Capljina isn’t a tourist area. It’s basically just a place that travelers pass through. It may be a little different than it was in communist times, but I’d be willing to bet not much. Soviet style apartment blocks are the norm. The train station/bus station consists of blocky concrete buildings with very sparse and worn finishes and they’re filled with people chain smoking cigarettes and drinking very strong coffee at the café. No benches, no signage, no furniture, just open expanse. Little if anything seems to have changed since the communist days.
The local coffee shop in Capljina
We went across the street to grab some breakfast at a bakery. We had a very good burek (meat pastry) and drinks, then we went to a coffee house across from the train station. Everyone was nice to us, the coffee was cheap (latte and a tea, 2.5 marks or $1.25 U.S.), and everyone smoked like a chimney. A cat wandered around in the café and obviously lived there, oblivious to all the people around it.
It is a time warp, to 35 years ago. Yes, there are regular supermarkets, newer cars, computers, and smartphones. But a very large part of life here seems very similar to what it was decades ago. They forego aesthetics as long as it still functions. When it breaks, maybe they’ll make it nicer then, but until then they will trudge along. From the view of an outsider, if you took away the cars and covered up the store signs, you couldn’t tell any difference from the old days.
We bought bus tickets and are told our bus will not come to the bus station, but to a shed by the train station. It is supposed to arrive at 11:45 and we’re by the shed. We see buses coming and going at the other bus station across the parking lot and start getting paranoid, that perhaps we were told the wrong place to catch the bus. A street kid is begging for coins and speaks a few words of English. He tells us that our bus does come to the shed and we should sit down and wait. I give him a couple of marks for helping us and he seems happy. But at 11:45, there is still no bus.

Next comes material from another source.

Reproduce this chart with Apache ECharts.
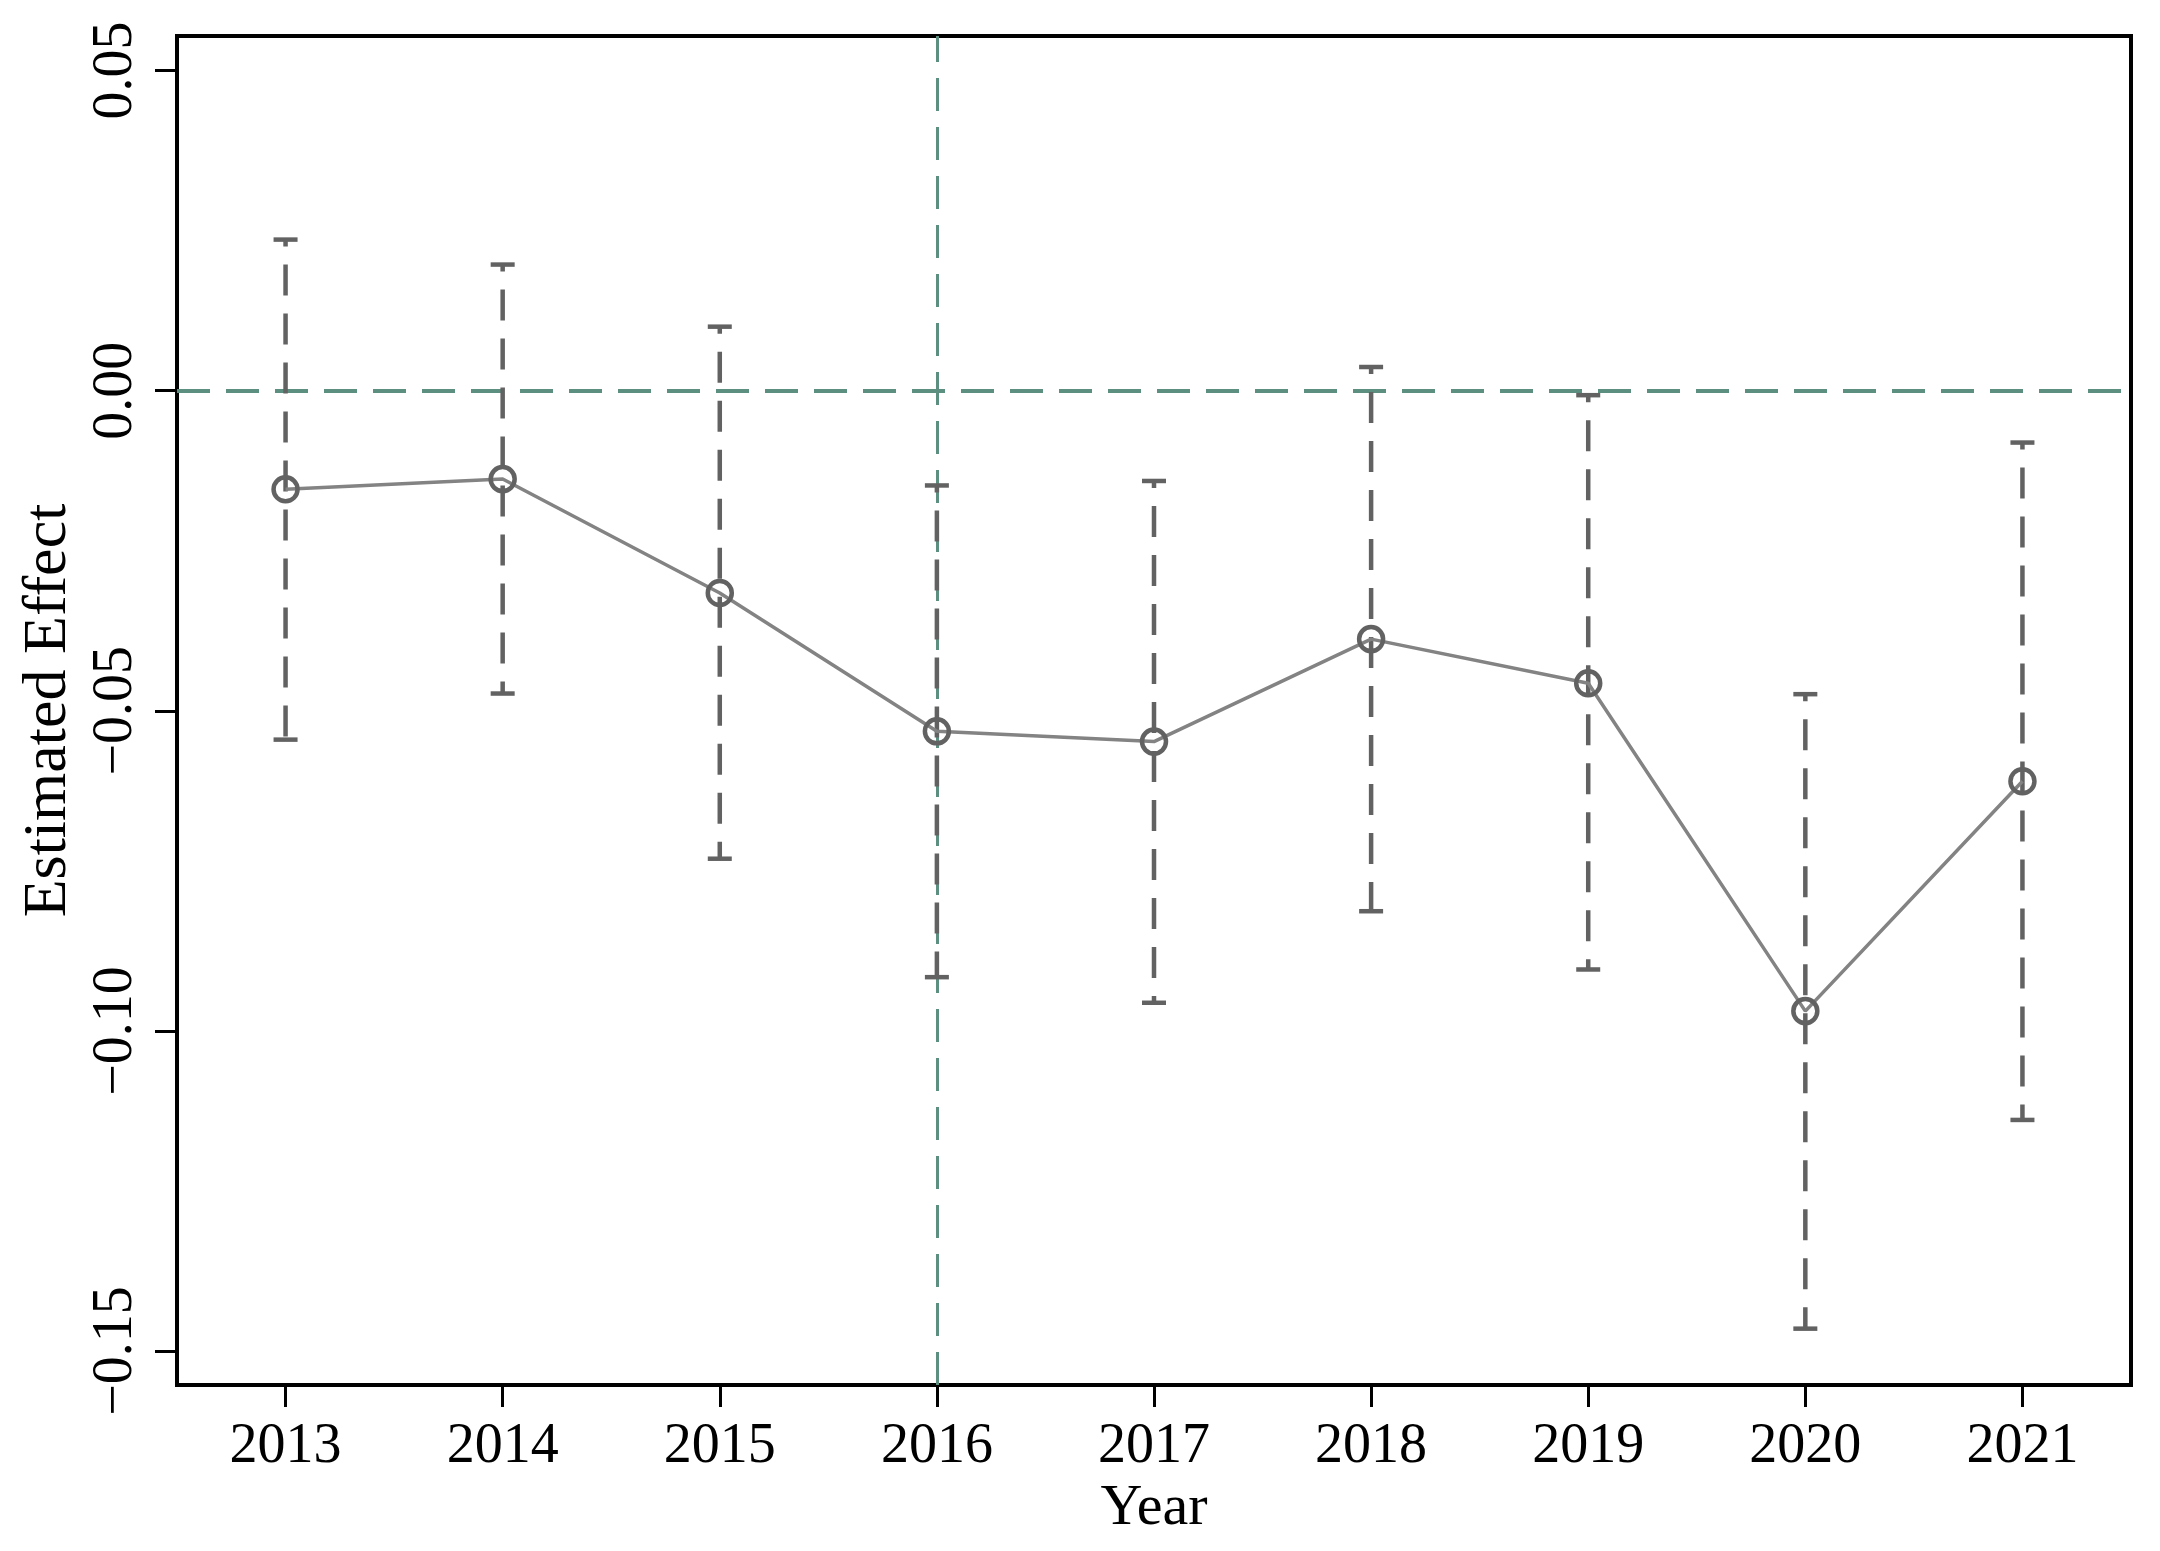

Buses are the most common form of transport here. There are really big bus stations and lots of travelers use them.
We start walking back toward the other bus station thinking we’ve been told wrong by the street kid as well, and our bus shows up. We rush back to the shed and meet the bus. We stow our bags in the hold, paying the driver for our checked bags. It is an odd custom here, they charge for hold luggage. It isn’t much, one euro or equivalent local currency (about a dollar U.S.) per checked bag. It’s a nice bus with comfortable seats, wifi (not particularly fast), and fairly new. We thought we were going alone, but two more people get on right before we leave. We head off towards Croatia.
We wind up crossing the border several times, 3 to be exact. Each time they take our passports and scan them, then come back on the bus to return them to us. We go from Bosnia and Herzegovina to Croatia, back to BiH (as the locals call it for short) then back to Croatia a final time. After this, we are on two lane coastal roads all the way to Split.
The Dalmation Coast
The Dalmation coastline is gorgeous. Huge rock mountains falling straight off into the sea, with towns and villages in the small strip of land between the two. It is a vacation area and a huge number of the buildings are hotels, rental apartments, and other things to cater to the tourists. Laurie told me that a guy on the bus told her that 20 percent of the gross domestic product in Croatia comes from tourism. I believe it.
While the scenery is gorgeous, the back and forth of the bus is giving me motion sickness. I don’t usually have a problem with that but it was bothering me today. I tried to keep my eyes closed or sleep in order to keep it at bay. Laurie said she would love to drive up the coast at some point and just take our time, and I have to agree.
We did the best we could to grab a few photos. I was fighting motion sickness but Laurie was doing okay and took some good pics. It’s hard shooting through a bus window but she did a great job. She has a very good eye for composition, much better than mine.
Split is fairly tropical, shown by the trees!
Yes, I did professional photography for years, and yes, I’m good at it. I’m good at technical photography, the nuts and bolts of it, how to manipulate the equipment to get what you want. Playing the light, knowing the mechanics of the situation, understanding how to fill a picture with light properly, things like that. If it comes to the technical aspects of photography, I’m your guy. But for framing up a beautiful shot, Laurie is better than me.
We arrive in Split with no hotel. I’m not particularly worried as booking.com said there were over 1000 vacant hotel rooms in town. It is the off season so I’m not surprised. I started to book one once or twice on the bus but started fighting motion sickness and decided I’d deal with it when we got there. We arrive, claim our packs, and exchange any left over Bosnian marks for Kuna. BiH (yeah, that’s a lot to type) and Croatia use different currencies, so when you go back and forth you have to have some of the local currency. We pocket our Kuna and head into the old town to look for a place to stay.
I had a couple of possible places picked out, and had a rough idea where they were in the old town. I walked right to them. One had no vacancy and the other had rooms, so we wound up staying at the Hotel Slavija in old town Split. It’s not incredibly fancy, but it is nice. It’s not a snooty boutique hotel or anything like that. It is well taken care of and well appointed, the staff are nice, it has good internet, and we have a little balcony we can stand on and look down into the pedestrian only streets.
Sunset on Split
Our hotel actually is inside a palace. It’s really kind of like a castle. The old town has a large area that was a palace of sorts. Inside it are many stores, restaurants, and hotels, built right inside the old palace grounds. It’s pretty cool and we wander a bit tonight to check it out. We plan to spend the day tomorrow exploring the old town of Split, then we fly on Saturday.
We ended the day by taking photos of the sunset on the waterfront. We took photos of the sunrise from the train in Bosnia and Herzegovina, and now we’re taking sunset photos in Croatia. We have a nice dinner, then have coffee at a sidewalk café, and head back to our hotel. While today was pretty simple, with a lot of repositioning stuff, tomorrow will be more fun.